Neural Networks Asymptotic Behaviours for the Resolution of Inverse Problems

TL;DR

The paper investigates inverse (deconvolution) problems in a quantum-field-inspired setting by analyzing neural networks through their asymptotic Gaussian-process limits. It formalizes two main limits—the linear (NTK) limit and the infinite-width (NNGP) limit—and relates them to BG methods, comparing their performance on a lattice harmonic oscillator with a known analytical solution. Across numerical experiments, the Gaussian-process variants (NNGP and NTK-GP) outperform a finite-width fully connected NN, and increasing width drives the NN toward GP behavior, while a non-Bayesian NTK-GP presents a different interpretation of the learned solution. The results suggest that, for this problem, nonlinear finite-width corrections may be unnecessary and motivate further study of training dynamics and architecture extensions (e.g., CNNs) to generalize these findings to more realistic inverse problems.

Abstract

This paper presents a study of the effectiveness of Neural Network (NN) techniques for deconvolution inverse problems relevant for applications in Quantum Field Theory, but also in more general contexts. We consider NN's asymptotic limits, corresponding to Gaussian Processes (GPs), where non-linearities in the parameters of the NN can be neglected. Using these resulting GPs, we address the deconvolution inverse problem in the case of a quantum harmonic oscillator simulated through Monte Carlo techniques on a lattice. In this simple toy model, the results of the inversion can be compared with the known analytical solution.
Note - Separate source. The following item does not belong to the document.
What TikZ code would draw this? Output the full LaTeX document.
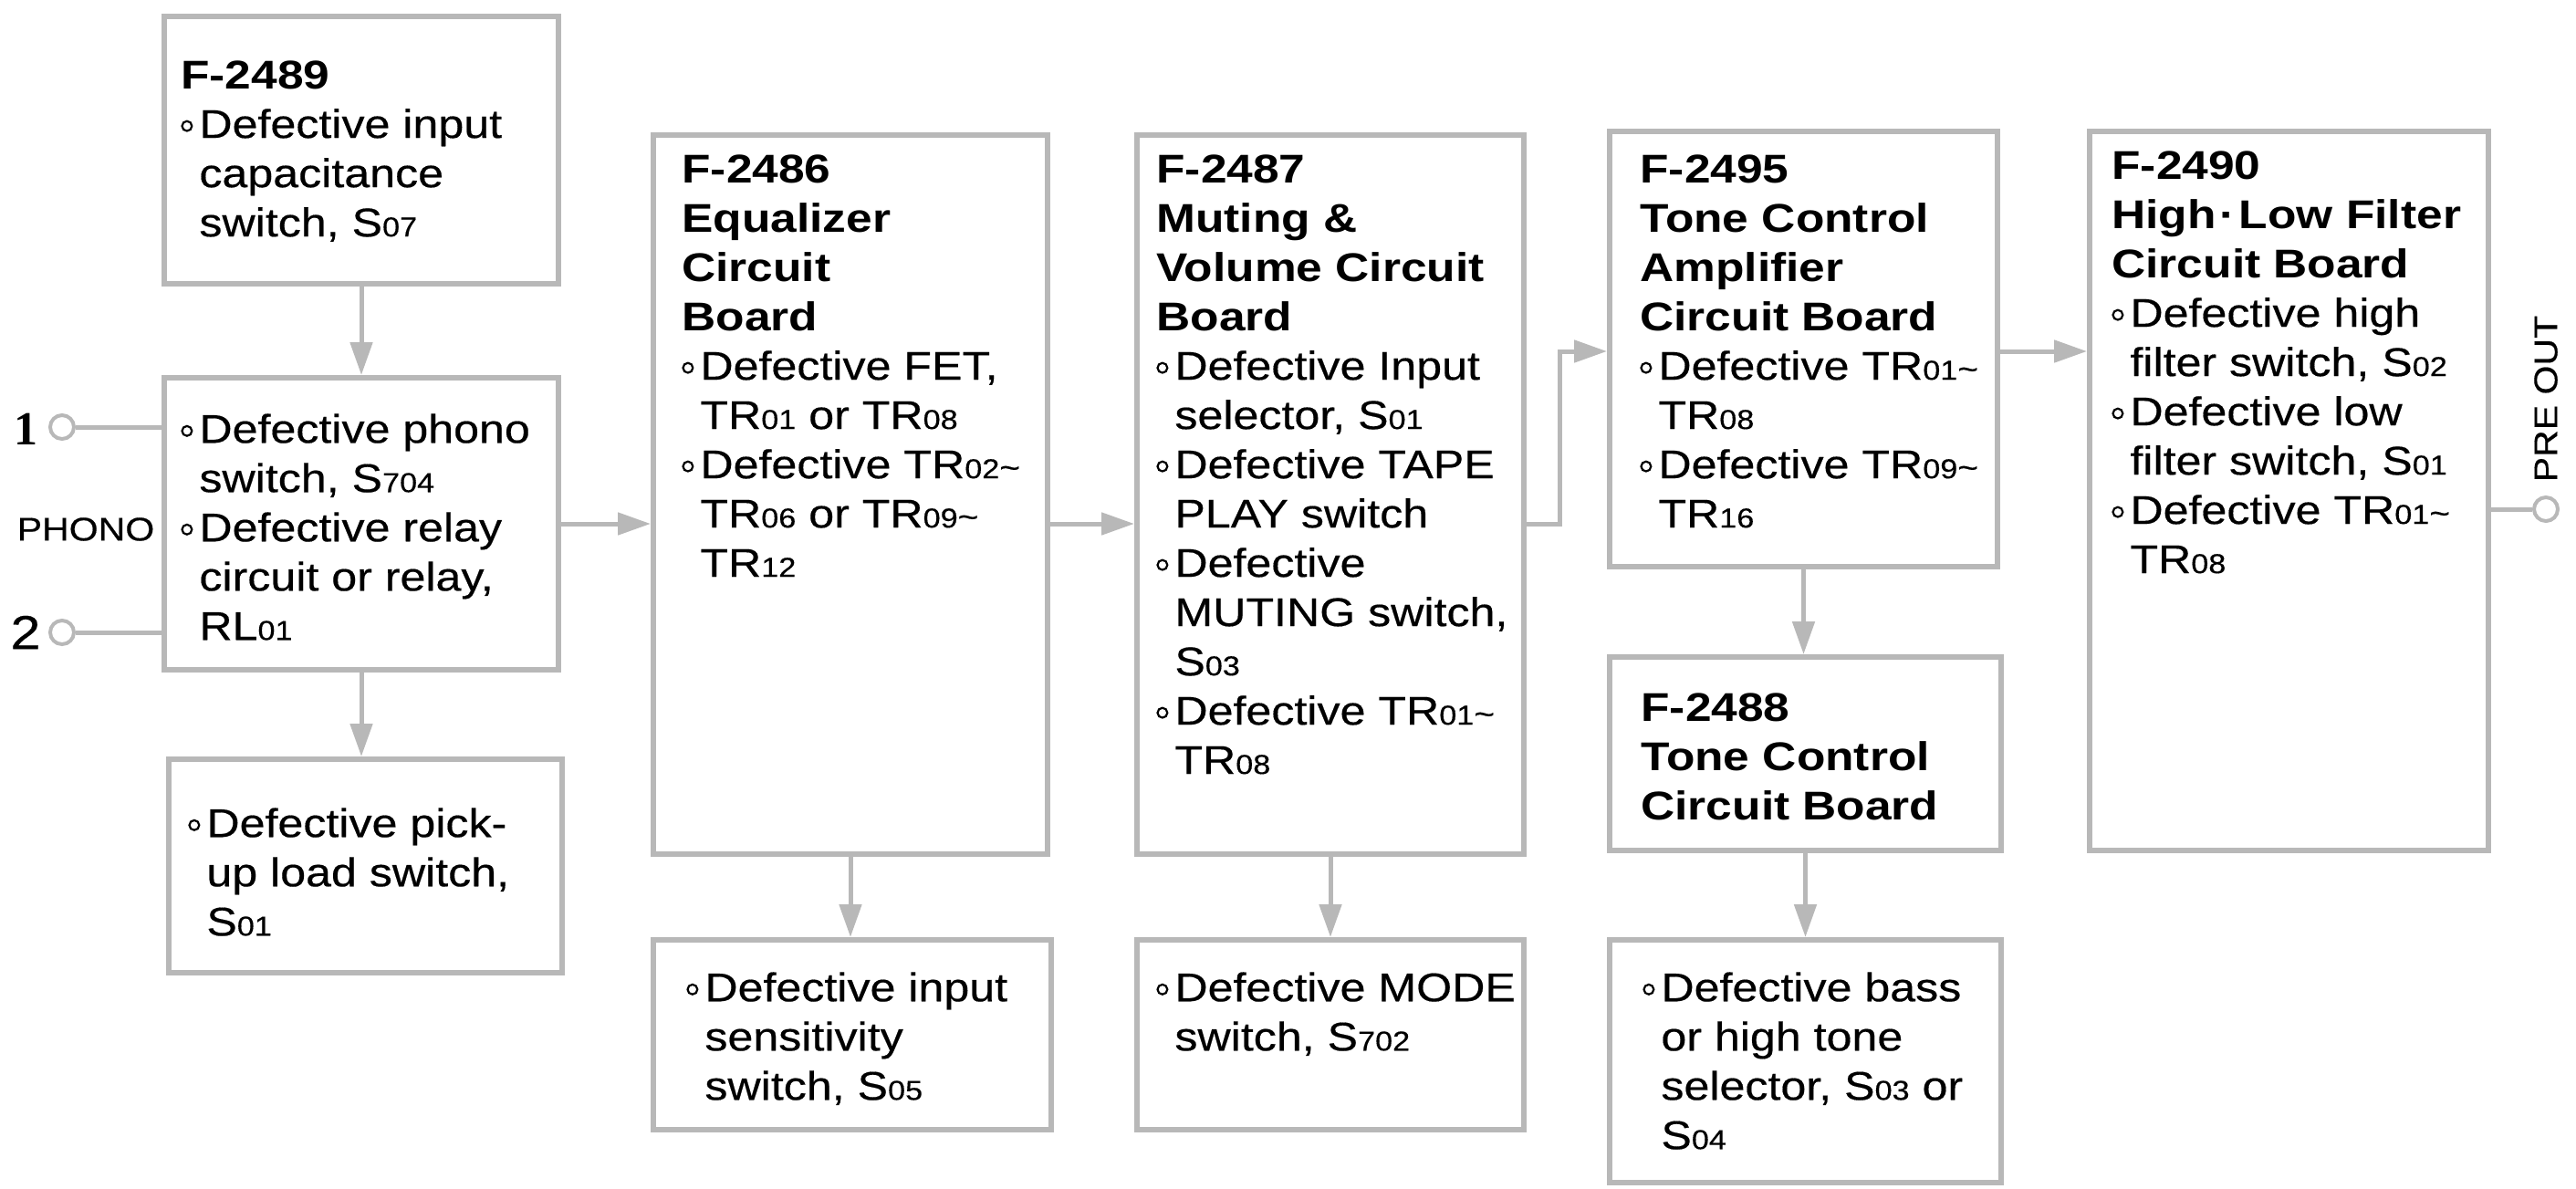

Our findings indicate that solving the inverse problem with a NN yields less performing results than those obtained using the GPs derived from NN's asymptotic limits. Furthermore, we observe the trained NN's accuracy approaching that of GPs with increasing layer width. Notably, one of these GPs defies interpretation as a probabilistic model, offering a novel perspective compared to established methods in the literature. Our results suggest the need for detailed studies of the training dynamics in more realistic set-ups.

Figures (3)

• Figure 1: Comparison of the results obtained using a neural network and its asymptotic limits corresponding to GPs. The dashed green line represents smeared spectral density, smeared with a Gaussian width $\sigma=0.01$. The three methods are trained using the training set described in Appendix \ref{['TrainingApp']} with Gaussian bumps at fixed value of $\sigma=0.01$. The final uncertainties are obtained by bootstrap resampling. In the NTK-GP case they are smaller than the symbols.
• Figure 2: The figure shows numerically the large width limit of the neural network. Our results clearly show that in the large width limit, $w \rightarrow \infty$, the outcome of the neural network tends to the GPs' ones.
• Figure 3: The figure shows the spectral functions used as training set, generated as a superposition of Gaussian distributions. The value of $\sigma$ is fixed at 0.01, while $\mu$ is randomly generated within the interval [0,0.3].